Grovely Wood was an extra-parochial tract until 1858, when it became a civil parish. On 1 April 1934 the parish was abolished and merged with Barford St Martin. In 1931 the parish had a population of 31.

== Ancient custom ==
According to a mediaeval custom, villagers of Great Wishford have a right to gather firewood in Grovely Wood on 29 May, Oak Apple Day. On this day, villagers claim their ancient rights to collect wood from Grovely, said to date back to the Middle Ages and to have been confirmed by the Forest Court in 1603, thanks to a charter for the collection of wood in the Royal Forest of Groveley.

== Folklore ==
Grovely Wood has two stories associated with it.

=== The Handsel sisters ===
In the 18th century, four Handsel sisters of Danish origin lived in the Wilton area. After an outbreak of smallpox in 1737 killed 132 people, the local people became convinced that the sisters were responsible for the deaths and accused them of witchcraft and an alliance with the devil. Without an official hearing the sisters were taken to Grovely Wood, murdered by being bludgeoned over the head, and buried a little way apart from each other so that they could not conspire against their murderers. There are four gnarled beech trees associated with the sisters; because either the trees were planted to mark their graves or they mysteriously grew on top of the unmarked graves to remind the locals of their dreadful deed. Sightings of the sisters have been reported over the years. There is a hollow at the back of the largest tree where people leave offerings. The trees are approximately 50 metres from the Roman road, some ten minutes' walk from the Wilton end of the wood.

=== The Burcombe Woodsman ===
The Burcombe Woodsman is thought to be a poacher who was hanged from a tree for his 'crimes', or possibly an artist who painted in watercolour and was accidentally shot in the woods during a deer cull. It is said that he lodged in Burcombe thus earning him the title of the Burcombe Woodsman. Sightings of him have been reported, usually after hearing the cracking of a twig.
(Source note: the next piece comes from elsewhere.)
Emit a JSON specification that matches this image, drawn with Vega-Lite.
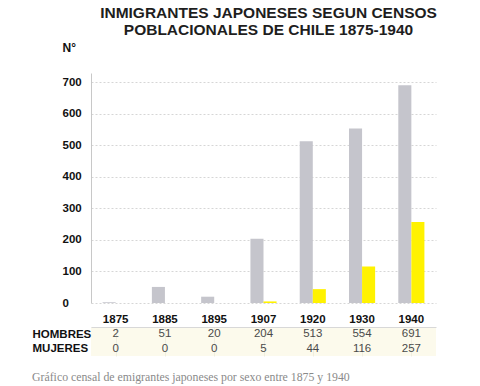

An image on Purbeck marble found at Steeple Langford in 1857, a portrait of a man wearing a long robe, with a horn hanging from his left shoulder, may be of Alan de Langford, Verderer of Grovely Wood at the end of the 13th century.
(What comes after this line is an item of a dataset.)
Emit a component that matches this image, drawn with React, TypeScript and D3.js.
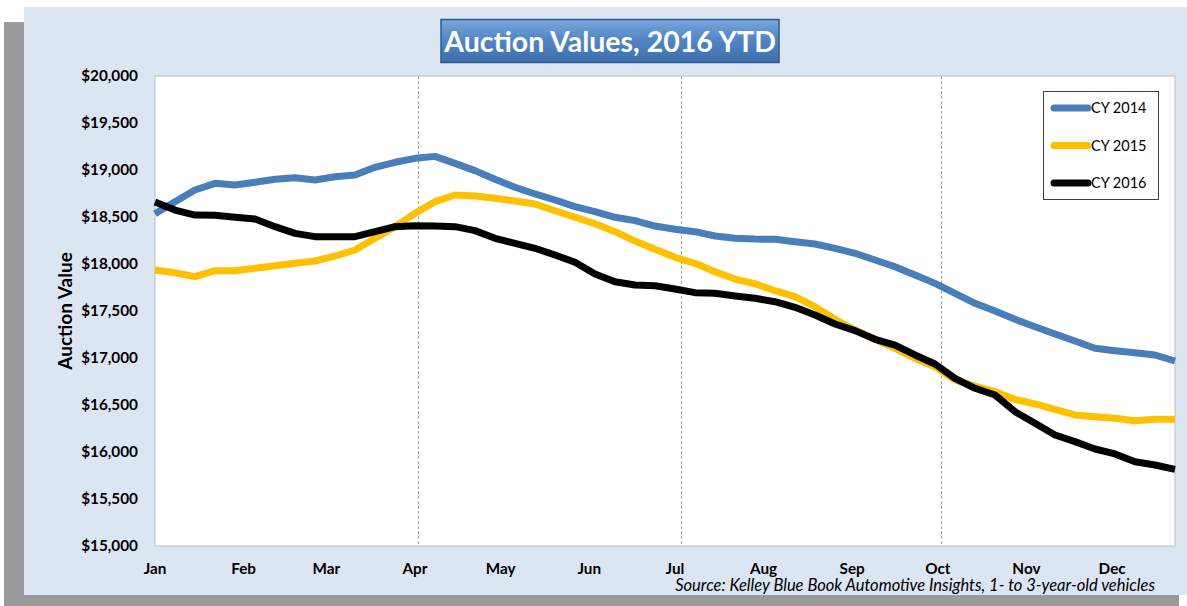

== The Beauties of England and Wales (1814) ==
The antiquary John Britton reports in a volume of his The Beauties of England and Wales (1814) that
...the Great Ridge Wood... was anciently conjoined with Grovely-Wood, but is now separated from it by an extent of nearly four miles of open down. The whole was then designated by the appellation of Grovely-Forest, and such it appears to have been so late as the thirty-third year of Queen Elizabeth, when a law-suit occurred between Edward, Earl of Hertford, and the Queen's Majesty, in behalf of Henry, Earl of Pembroke, concerning the bounds of the forest of Grovely in the county of Wilts, in which it was decided that the last perambulation of 28 Edward I, and no other, stood good in law. In the middle of this wood is a house still retaining the appellation of Grovely-Lodge. In traversing the boundaries of Grovely-Wood, the antiquary perceives several ancient works to arrest his attention, besides the entrenchments above noticed. These are denominated East-Castle, Grovely-Castle, Grovely-Works, and Hamshill ditches, of which the first three are situated on the southern side of the wood, and the last on its northern side opposite the village of Barford."

== Second World War ==
The Royal Air Force had an ordnance depot at Chilmark, west of the wood, during and after the Second World War, and parts of the wood provided cover for munitions storage. Until c. 1951, use was made of sidings at the nearest station, Wylye; the area was also used for the same purpose by the United States Air Force, via Wishford station.

== Present day ==
The Old Sarum Way long-distance footpath enters the wood.